▸ **Set task**
Transcribe the listing that follows in full, omitting pictures.

——

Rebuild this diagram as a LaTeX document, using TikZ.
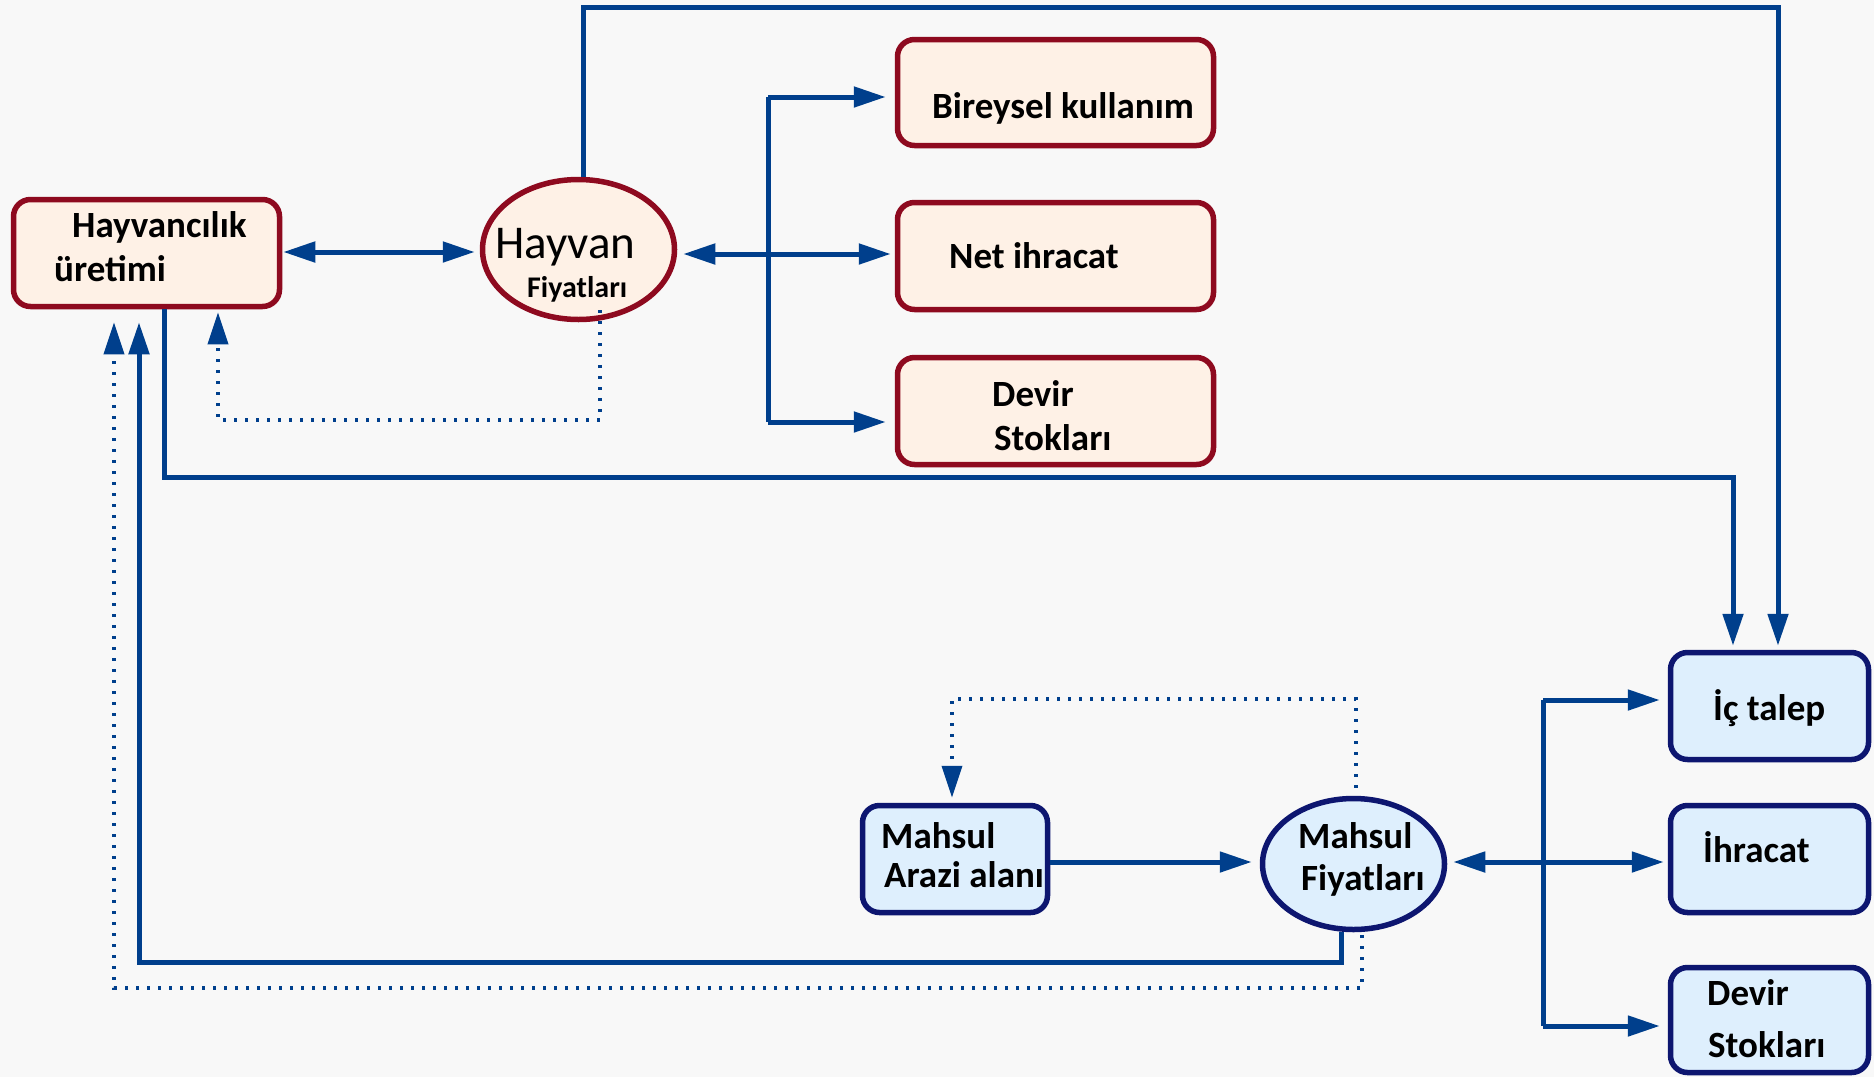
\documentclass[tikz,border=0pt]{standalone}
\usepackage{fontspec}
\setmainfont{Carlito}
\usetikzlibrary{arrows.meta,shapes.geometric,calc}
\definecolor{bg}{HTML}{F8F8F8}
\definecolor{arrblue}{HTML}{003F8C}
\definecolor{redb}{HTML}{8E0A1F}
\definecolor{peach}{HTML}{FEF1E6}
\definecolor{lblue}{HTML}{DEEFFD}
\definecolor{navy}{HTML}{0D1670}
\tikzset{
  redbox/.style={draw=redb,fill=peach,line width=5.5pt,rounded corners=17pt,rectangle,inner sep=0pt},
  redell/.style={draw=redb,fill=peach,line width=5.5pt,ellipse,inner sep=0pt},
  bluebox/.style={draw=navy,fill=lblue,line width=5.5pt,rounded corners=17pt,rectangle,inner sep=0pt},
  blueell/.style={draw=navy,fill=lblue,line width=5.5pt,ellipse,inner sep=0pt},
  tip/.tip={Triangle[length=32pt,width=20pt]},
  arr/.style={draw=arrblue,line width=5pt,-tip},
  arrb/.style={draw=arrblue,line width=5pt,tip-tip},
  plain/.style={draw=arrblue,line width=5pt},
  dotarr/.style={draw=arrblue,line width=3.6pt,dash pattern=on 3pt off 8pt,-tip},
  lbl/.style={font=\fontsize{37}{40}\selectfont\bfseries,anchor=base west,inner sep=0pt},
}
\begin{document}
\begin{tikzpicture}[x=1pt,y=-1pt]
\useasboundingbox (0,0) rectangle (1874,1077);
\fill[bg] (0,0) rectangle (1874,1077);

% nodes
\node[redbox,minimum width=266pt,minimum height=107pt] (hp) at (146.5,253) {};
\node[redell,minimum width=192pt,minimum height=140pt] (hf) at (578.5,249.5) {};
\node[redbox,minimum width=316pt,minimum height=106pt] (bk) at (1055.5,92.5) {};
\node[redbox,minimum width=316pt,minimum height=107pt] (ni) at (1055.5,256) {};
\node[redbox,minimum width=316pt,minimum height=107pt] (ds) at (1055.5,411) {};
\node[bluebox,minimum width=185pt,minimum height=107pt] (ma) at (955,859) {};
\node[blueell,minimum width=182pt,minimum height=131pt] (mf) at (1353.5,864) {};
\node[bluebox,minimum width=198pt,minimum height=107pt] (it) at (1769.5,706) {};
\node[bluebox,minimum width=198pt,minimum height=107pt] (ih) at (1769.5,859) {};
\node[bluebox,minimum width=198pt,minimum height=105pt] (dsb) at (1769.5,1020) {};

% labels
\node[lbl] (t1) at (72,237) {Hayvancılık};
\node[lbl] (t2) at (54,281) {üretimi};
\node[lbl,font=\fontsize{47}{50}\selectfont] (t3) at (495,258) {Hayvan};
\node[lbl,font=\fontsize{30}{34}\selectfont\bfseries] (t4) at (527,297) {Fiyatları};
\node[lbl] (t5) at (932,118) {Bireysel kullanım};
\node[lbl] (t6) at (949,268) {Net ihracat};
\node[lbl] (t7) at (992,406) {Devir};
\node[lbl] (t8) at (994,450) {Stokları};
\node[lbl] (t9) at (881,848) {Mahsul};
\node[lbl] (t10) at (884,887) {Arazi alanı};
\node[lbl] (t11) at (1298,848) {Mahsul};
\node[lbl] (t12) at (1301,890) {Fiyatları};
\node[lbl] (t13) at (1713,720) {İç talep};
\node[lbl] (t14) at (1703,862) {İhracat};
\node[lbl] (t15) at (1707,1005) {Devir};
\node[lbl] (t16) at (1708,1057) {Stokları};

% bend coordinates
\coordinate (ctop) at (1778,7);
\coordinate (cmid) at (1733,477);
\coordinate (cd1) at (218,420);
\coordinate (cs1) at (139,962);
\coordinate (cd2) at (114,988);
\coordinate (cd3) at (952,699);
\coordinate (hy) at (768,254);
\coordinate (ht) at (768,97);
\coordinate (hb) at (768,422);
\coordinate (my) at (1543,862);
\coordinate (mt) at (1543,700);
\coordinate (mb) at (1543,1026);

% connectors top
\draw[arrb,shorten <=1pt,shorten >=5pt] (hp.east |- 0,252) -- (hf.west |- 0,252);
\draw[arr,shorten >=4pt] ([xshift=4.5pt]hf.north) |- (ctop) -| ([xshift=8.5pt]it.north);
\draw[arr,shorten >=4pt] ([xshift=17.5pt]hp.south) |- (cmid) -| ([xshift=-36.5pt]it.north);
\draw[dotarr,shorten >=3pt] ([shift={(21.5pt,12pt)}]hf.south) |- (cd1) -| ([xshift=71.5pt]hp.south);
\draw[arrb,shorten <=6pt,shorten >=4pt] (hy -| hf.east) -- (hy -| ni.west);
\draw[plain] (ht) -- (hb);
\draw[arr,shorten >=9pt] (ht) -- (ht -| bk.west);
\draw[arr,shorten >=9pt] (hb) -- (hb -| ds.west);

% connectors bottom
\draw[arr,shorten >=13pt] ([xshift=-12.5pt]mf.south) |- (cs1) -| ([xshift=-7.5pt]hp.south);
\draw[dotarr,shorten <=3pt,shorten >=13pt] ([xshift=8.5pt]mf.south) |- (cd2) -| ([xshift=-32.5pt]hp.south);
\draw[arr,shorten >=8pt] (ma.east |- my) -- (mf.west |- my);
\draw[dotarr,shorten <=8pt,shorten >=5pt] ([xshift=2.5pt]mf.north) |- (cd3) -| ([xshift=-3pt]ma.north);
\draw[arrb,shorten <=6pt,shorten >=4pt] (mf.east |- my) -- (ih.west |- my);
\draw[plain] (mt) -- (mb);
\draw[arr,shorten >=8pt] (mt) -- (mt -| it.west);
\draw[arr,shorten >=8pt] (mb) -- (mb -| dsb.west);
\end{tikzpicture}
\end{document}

——

▸ **Finished answer**
Rebuild this diagram as a LaTeX document, using TikZ.
\documentclass[tikz,border=0pt]{standalone}
\usepackage{fontspec}
\setmainfont{Carlito}
\usetikzlibrary{arrows.meta,shapes.geometric,calc}
\definecolor{bg}{HTML}{F8F8F8}
\definecolor{arrblue}{HTML}{003F8C}
\definecolor{redb}{HTML}{8E0A1F}
\definecolor{peach}{HTML}{FEF1E6}
\definecolor{lblue}{HTML}{DEEFFD}
\definecolor{navy}{HTML}{0D1670}
\tikzset{
  redbox/.style={draw=redb,fill=peach,line width=5.5pt,rounded corners=17pt,rectangle,inner sep=0pt},
  redell/.style={draw=redb,fill=peach,line width=5.5pt,ellipse,inner sep=0pt},
  bluebox/.style={draw=navy,fill=lblue,line width=5.5pt,rounded corners=17pt,rectangle,inner sep=0pt},
  blueell/.style={draw=navy,fill=lblue,line width=5.5pt,ellipse,inner sep=0pt},
  tip/.tip={Triangle[length=32pt,width=20pt]},
  arr/.style={draw=arrblue,line width=5pt,-tip},
  arrb/.style={draw=arrblue,line width=5pt,tip-tip},
  plain/.style={draw=arrblue,line width=5pt},
  dotarr/.style={draw=arrblue,line width=3.6pt,dash pattern=on 3pt off 8pt,-tip},
  lbl/.style={font=\fontsize{37}{40}\selectfont\bfseries,anchor=base west,inner sep=0pt},
}
\begin{document}
\begin{tikzpicture}[x=1pt,y=-1pt]
\useasboundingbox (0,0) rectangle (1874,1077);
\fill[bg] (0,0) rectangle (1874,1077);

% nodes
\node[redbox,minimum width=266pt,minimum height=107pt] (hp) at (146.5,253) {};
\node[redell,minimum width=192pt,minimum height=140pt] (hf) at (578.5,249.5) {};
\node[redbox,minimum width=316pt,minimum height=106pt] (bk) at (1055.5,92.5) {};
\node[redbox,minimum width=316pt,minimum height=107pt] (ni) at (1055.5,256) {};
\node[redbox,minimum width=316pt,minimum height=107pt] (ds) at (1055.5,411) {};
\node[bluebox,minimum width=185pt,minimum height=107pt] (ma) at (955,859) {};
\node[blueell,minimum width=182pt,minimum height=131pt] (mf) at (1353.5,864) {};
\node[bluebox,minimum width=198pt,minimum height=107pt] (it) at (1769.5,706) {};
\node[bluebox,minimum width=198pt,minimum height=107pt] (ih) at (1769.5,859) {};
\node[bluebox,minimum width=198pt,minimum height=105pt] (dsb) at (1769.5,1020) {};

% labels
\node[lbl] (t1) at (72,237) {Hayvancılık};
\node[lbl] (t2) at (54,281) {üretimi};
\node[lbl,font=\fontsize{47}{50}\selectfont] (t3) at (495,258) {Hayvan};
\node[lbl,font=\fontsize{30}{34}\selectfont\bfseries] (t4) at (527,297) {Fiyatları};
\node[lbl] (t5) at (932,118) {Bireysel kullanım};
\node[lbl] (t6) at (949,268) {Net ihracat};
\node[lbl] (t7) at (992,406) {Devir};
\node[lbl] (t8) at (994,450) {Stokları};
\node[lbl] (t9) at (881,848) {Mahsul};
\node[lbl] (t10) at (884,887) {Arazi alanı};
\node[lbl] (t11) at (1298,848) {Mahsul};
\node[lbl] (t12) at (1301,890) {Fiyatları};
\node[lbl] (t13) at (1713,720) {İç talep};
\node[lbl] (t14) at (1703,862) {İhracat};
\node[lbl] (t15) at (1707,1005) {Devir};
\node[lbl] (t16) at (1708,1057) {Stokları};

% bend coordinates
\coordinate (ctop) at (1778,7);
\coordinate (cmid) at (1733,477);
\coordinate (cd1) at (218,420);
\coordinate (cs1) at (139,962);
\coordinate (cd2) at (114,988);
\coordinate (cd3) at (952,699);
\coordinate (hy) at (768,254);
\coordinate (ht) at (768,97);
\coordinate (hb) at (768,422);
\coordinate (my) at (1543,862);
\coordinate (mt) at (1543,700);
\coordinate (mb) at (1543,1026);

% connectors top
\draw[arrb,shorten <=1pt,shorten >=5pt] (hp.east |- 0,252) -- (hf.west |- 0,252);
\draw[arr,shorten >=4pt] ([xshift=4.5pt]hf.north) |- (ctop) -| ([xshift=8.5pt]it.north);
\draw[arr,shorten >=4pt] ([xshift=17.5pt]hp.south) |- (cmid) -| ([xshift=-36.5pt]it.north);
\draw[dotarr,shorten >=3pt] ([shift={(21.5pt,12pt)}]hf.south) |- (cd1) -| ([xshift=71.5pt]hp.south);
\draw[arrb,shorten <=6pt,shorten >=4pt] (hy -| hf.east) -- (hy -| ni.west);
\draw[plain] (ht) -- (hb);
\draw[arr,shorten >=9pt] (ht) -- (ht -| bk.west);
\draw[arr,shorten >=9pt] (hb) -- (hb -| ds.west);

% connectors bottom
\draw[arr,shorten >=13pt] ([xshift=-12.5pt]mf.south) |- (cs1) -| ([xshift=-7.5pt]hp.south);
\draw[dotarr,shorten <=3pt,shorten >=13pt] ([xshift=8.5pt]mf.south) |- (cd2) -| ([xshift=-32.5pt]hp.south);
\draw[arr,shorten >=8pt] (ma.east |- my) -- (mf.west |- my);
\draw[dotarr,shorten <=8pt,shorten >=5pt] ([xshift=2.5pt]mf.north) |- (cd3) -| ([xshift=-3pt]ma.north);
\draw[arrb,shorten <=6pt,shorten >=4pt] (mf.east |- my) -- (ih.west |- my);
\draw[plain] (mt) -- (mb);
\draw[arr,shorten >=8pt] (mt) -- (mt -| it.west);
\draw[arr,shorten >=8pt] (mb) -- (mb -| dsb.west);
\end{tikzpicture}
\end{document}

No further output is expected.